Work to be completed: Line by line, repeat the data below exactly, beginning at the first line and ending at the line with "Chart.register(...registerables);". Omit pictures.

Source material:
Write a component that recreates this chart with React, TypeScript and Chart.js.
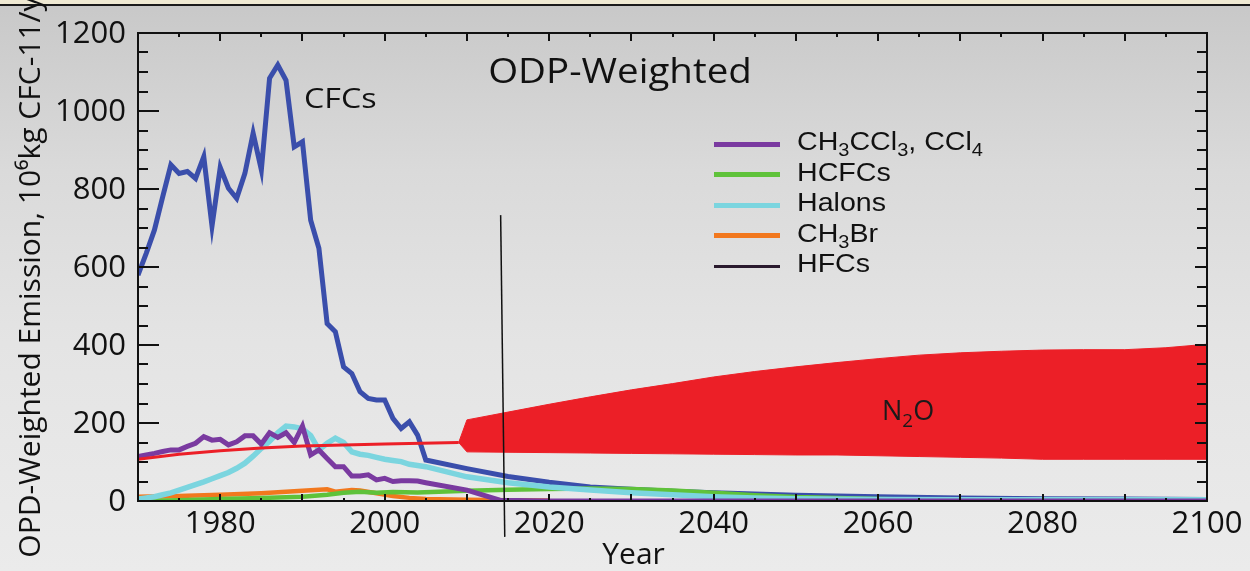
import { useEffect, useRef } from "react";
import { Chart, registerables } from "chart.js";

Chart.register(...registerables);

// ---------- data ----------
const cfcYears = [1970, 1971, 1972, 1973, 1974, 1975, 1976, 1977, 1978, 1979, 1980, 1981, 1982, 1983, 1984, 1985, 1986, 1987, 1988, 1989, 1990, 1991, 1992, 1993, 1994, 1995, 1996, 1997, 1998, 1999, 2000, 2001, 2002, 2003, 2004, 2005, 2010, 2015, 2020, 2025, 2030, 2035, 2040, 2045, 2050, 2060, 2070, 2080, 2090, 2100];
const cfcValues = [579, 635, 695, 780, 862, 840, 845, 827, 883, 705, 855, 802, 776, 840, 943, 849, 1084, 1118, 1079, 908, 921, 720, 648, 455, 434, 344, 327, 280, 263, 259, 259, 212, 186, 203, 169, 105, 83, 63, 48, 36, 30, 25, 21, 18, 15, 11, 8, 6, 5, 4];

const ch3cclYears = [1970, 1971, 1972, 1973, 1974, 1975, 1976, 1977, 1978, 1979, 1980, 1981, 1982, 1983, 1984, 1985, 1986, 1987, 1988, 1989, 1990, 1991, 1992, 1993, 1994, 1995, 1996, 1997, 1998, 1999, 2000, 2001, 2002, 2003, 2004, 2005, 2010, 2014, 2020, 2100];
const ch3cclValues = [114, 118, 122, 127, 131, 131, 140, 148, 165, 156, 158, 144, 152, 167, 167, 146, 175, 163, 175, 150, 192, 118, 131, 109, 88, 88, 64, 64, 67, 54, 58, 50, 52, 52, 51, 47, 28, 2, 0, 0];

const halonYears = [1970, 1971, 1972, 1973, 1974, 1975, 1976, 1977, 1978, 1979, 1980, 1981, 1982, 1983, 1984, 1985, 1986, 1987, 1988, 1989, 1990, 1991, 1992, 1993, 1994, 1995, 1996, 1997, 1998, 1999, 2000, 2001, 2002, 2003, 2004, 2005, 2010, 2015, 2020, 2025, 2030, 2035, 2040, 2045, 2050, 2060, 2070, 2080, 2090, 2100];
const halonValues = [5, 8, 11, 16, 21, 28, 35, 42, 49, 57, 65, 73, 84, 97, 115, 135, 153, 175, 192, 190, 185, 168, 131, 148, 161, 150, 126, 120, 117, 112, 107, 104, 101, 94, 91, 88, 62, 47, 36, 28, 21, 16, 11, 8, 6, 4, 3, 3, 3, 3];

const hcfcYears = [1970, 1975, 1980, 1985, 1990, 1993, 1995, 1997, 1999, 2001, 2004, 2010, 2015, 2020, 2025, 2030, 2035, 2040, 2045, 2050, 2060, 2070, 2080, 2100];
const hcfcValues = [0, 2, 5, 8, 11, 16, 21, 24, 21, 23, 22, 26, 29, 31, 32, 31, 27, 21, 15, 10, 5, 2, 1, 0];

const ch3brYears = [1970, 1975, 1980, 1985, 1990, 1993, 1994, 1996, 1997, 1999, 2001, 2003, 2005, 2010, 2015, 2020];
const ch3brValues = [11, 13, 16, 20, 26, 30, 24, 28, 27, 20, 13, 8, 5, 3, 2, 1];

const n2oYears = [1970, 1975, 1980, 1985, 1990, 2000, 2009];
const n2oValues = [107, 120, 129, 136, 141, 146, 150];

const n2oBandYears = [2009, 2010, 2015, 2020, 2025, 2030, 2035, 2040, 2045, 2050, 2055, 2060, 2065, 2070, 2075, 2080, 2085, 2090, 2095, 2100];
const n2oBandUpper = [150, 208, 228, 248, 267, 285, 301, 318, 332, 344, 355, 365, 374, 380, 384, 387, 388, 388, 393, 402];
const n2oBandLower = [150, 126, 125, 124, 123, 122, 121, 120, 119, 118, 118, 116, 114, 112, 110, 107, 107, 107, 107, 107];

const hfcYears = [2014.1, 2014.6];
const hfcValues = [733, -92];

const yTickLabels = [0, 200, 400, 600, 800, 1000, 1200];
const xTickLabels = [1980, 2000, 2020, 2040, 2060, 2080, 2100];

const legendLabels = ["CH3CCl3, CCl4", "HCFCs", "Halons", "CH3Br", "HFCs"];
const legendColors = ["#7a3aa0", "#5fc23a", "#7bd5df", "#f2781e", "#2a1a2e"];
const legendWidths = [5, 5, 5, 5, 3];

const pts = (xs: number[], ys: number[]) => xs.map((x, i) => ({ x, y: ys[i] }));

const FONT = '"Open Sans", "DejaVu Sans", sans-serif';
const NBSP = "\u00a0";

const frameTicks = {
  id: "frameTicks",
  afterDatasetsDraw(chart: any) {
    const { ctx, chartArea: a, scales } = chart;
    const x = scales.x;
    const y = scales.y;
    ctx.save();
    ctx.strokeStyle = "#111";
    ctx.lineWidth = 2;
    ctx.strokeRect(a.left, a.top, a.right - a.left, a.bottom - a.top);
    ctx.beginPath();
    for (const t of y.ticks) {
      const py = Math.round(y.getPixelForValue(t.value));
      const major = t.value % 200 === 0;
      ctx.moveTo(a.left, py);
      ctx.lineTo(a.left + (major ? 21 : 10), py);
      ctx.moveTo(a.right, py);
      ctx.lineTo(a.right - (major ? 12 : 10), py);
    }
    for (const t of x.ticks) {
      const px = Math.round(x.getPixelForValue(t.value));
      const major = t.value % 10 === 0;
      ctx.moveTo(px, a.bottom);
      ctx.lineTo(px, a.bottom - (major ? 7 : 3));
      ctx.moveTo(px, a.top);
      ctx.lineTo(px, a.top + (major ? 8 : 4));
    }
    ctx.stroke();
    ctx.restore();
  },
};

function Sub({ text }: { text: string }) {
  const parts = text.split(/(\d)/).filter((p) => p !== "");
  return (
    <>
      {parts.map((p, i) =>
        /\d/.test(p) ? (
          <sub key={i} style={{ fontSize: "0.7em", verticalAlign: "-0.35em", lineHeight: 0 }}>
            {p}
          </sub>
        ) : (
          <span key={i}>{p}</span>
        )
      )}
    </>
  );
}

export default function App() {
  const ref = useRef<HTMLCanvasElement>(null);

  useEffect(() => {
    const line = (label: string, xs: number[], ys: number[], color: string, width: number, order: number) => ({
      label,
      data: pts(xs, ys),
      borderColor: color,
      backgroundColor: color,
      borderWidth: width,
      pointRadius: 0,
      tension: 0,
      fill: false,
      order,
    });

    const chart = new Chart(ref.current!, {
      type: "line",
      data: {
        datasets: [
          { ...line("HFCs", hfcYears, hfcValues, "#111", 1.5, 0), clip: false } as any,
          { ...line("N₂O upper", n2oBandYears, n2oBandUpper, "#ec1f27", 1, 1) },
          { ...line("N₂O lower", n2oBandYears, n2oBandLower, "#ec1f27", 1, 1), fill: "-1", backgroundColor: "#ec1f27" },
          line("N₂O", n2oYears, n2oValues, "#ec1f27", 3, 2),
          line("CH₃CCl₃, CCl₄", ch3cclYears, ch3cclValues, legendColors[0], 5, 3),
          line("Halons", halonYears, halonValues, legendColors[2], 5.5, 4),
          line("HCFCs", hcfcYears, hcfcValues, legendColors[1], 4.5, 5),
          line("CFCs", cfcYears, cfcValues, "#3a4eab", 5, 6),
          line("CH₃Br", ch3brYears, ch3brValues, legendColors[3], 4.5, 7),
        ],
      },
      options: {
        responsive: false,
        animation: false,
        devicePixelRatio: 1,
        layout: { padding: { top: 33, right: 43, left: 0, bottom: 0 } },
        plugins: { legend: { display: false }, tooltip: { enabled: false } },
        scales: {
          x: {
            type: "linear",
            min: 1970,
            max: 2100,
            border: { display: false },
            grid: { display: false, drawTicks: false },
            ticks: {
              stepSize: 5,
              autoSkip: false,
              maxRotation: 0,
              padding: 5,
              color: "#111",
              font: { family: FONT, size: 31 },
              callback: (v: any) => (xTickLabels.includes(Number(v)) ? String(v) : ""),
            },
            title: {
              display: true,
              text: "Year" + NBSP.repeat(10),
              color: "#111",
              font: { family: FONT, size: 30 },
              padding: { top: 0, bottom: -2 },
            },
            afterFit: (s: any) => {
              s.height = 70;
            },
          },
          y: {
            type: "linear",
            min: 0,
            max: 1200,
            border: { display: false },
            grid: { display: false, drawTicks: false },
            ticks: {
              stepSize: 50,
              autoSkip: false,
              padding: 12,
              labelOffset: 1,
              color: "#111",
              font: { family: FONT, size: 31 },
              callback: (v: any) => (yTickLabels.includes(Number(v)) ? String(v) : ""),
            },
            title: {
              display: true,
              text: "OPD-Weighted Emission, 10⁶kg CFC-11/yr" + NBSP,
              color: "#111",
              font: { family: FONT, size: 30 },
              padding: { top: 13, bottom: 0 },
            },
            afterFit: (s: any) => {
              s.width = 138;
            },
          },
        },
      },
      plugins: [frameTicks],
    } as any);
    return () => chart.destroy();
  }, []);

  const legendTop = 129;
  const legendStep = 30.6;

  return (
    <div
      style={{
        position: "fixed",
        left: 0,
        top: 0,
        width: 1250,
        height: 571,
        overflow: "hidden",
        background: "linear-gradient(#c8c8c8 0%, #dadada 30%, #e4e4e4 60%, #ebebeb 100%)",
      }}
    >
      <div
        style={{
          position: "absolute",
          left: 0,
          top: 0,
          width: 1250,
          height: 4,
          background: "#efe9d3",
          borderBottom: "2px solid #1a1a1a",
        }}
      />
      <canvas ref={ref} width={1250} height={571} style={{ position: "absolute", left: 0, top: 0, width: 1250, height: 571 }} />
      <div
        style={{
          position: "absolute",
          left: 620,
          top: 52,
          transform: "translateX(-50%) scaleX(1.1)",
          fontFamily: FONT,
          fontSize: 35,
          lineHeight: 1,
          color: "#111",
          whiteSpace: "nowrap",
        }}
      >
        ODP-Weighted
      </div>
      <div
        style={{
          position: "absolute",
          left: 304,
          top: 83,
          transform: "scaleX(1.15)",
          transformOrigin: "left",
          fontFamily: FONT,
          fontSize: 28,
          lineHeight: 1,
          color: "#111",
        }}
      >
        CFCs
      </div>
      <div style={{ position: "absolute", left: 882, top: 396, fontFamily: FONT, fontSize: 27, lineHeight: 1, color: "#1a1a1a" }}>
        <Sub text="N2O" />
      </div>
      {legendLabels.map((lab, i) => (
        <div
          key={lab}
          style={{
            position: "absolute",
            left: 714,
            top: legendTop + i * legendStep,
            height: 30,
            display: "flex",
            alignItems: "center",
            whiteSpace: "nowrap",
          }}
        >
          <span style={{ display: "inline-block", width: 66, height: legendWidths[i], background: legendColors[i] }} />
          <span
            style={{
              marginLeft: 17,
              position: "relative",
              top: -3,
              display: "inline-block",
              transform: "scaleX(1.1)",
              transformOrigin: "left",
              fontFamily: '"Liberation Sans", Arial, sans-serif',
              fontSize: 26,
              lineHeight: "30px",
              color: "#111",
            }}
          >
            <Sub text={lab} />
          </span>
        </div>
      ))}
    </div>
  );
}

Response:
Write a component that recreates this chart with React, TypeScript and Chart.js.
import { useEffect, useRef } from "react";
import { Chart, registerables } from "chart.js";

Chart.register(...registerables);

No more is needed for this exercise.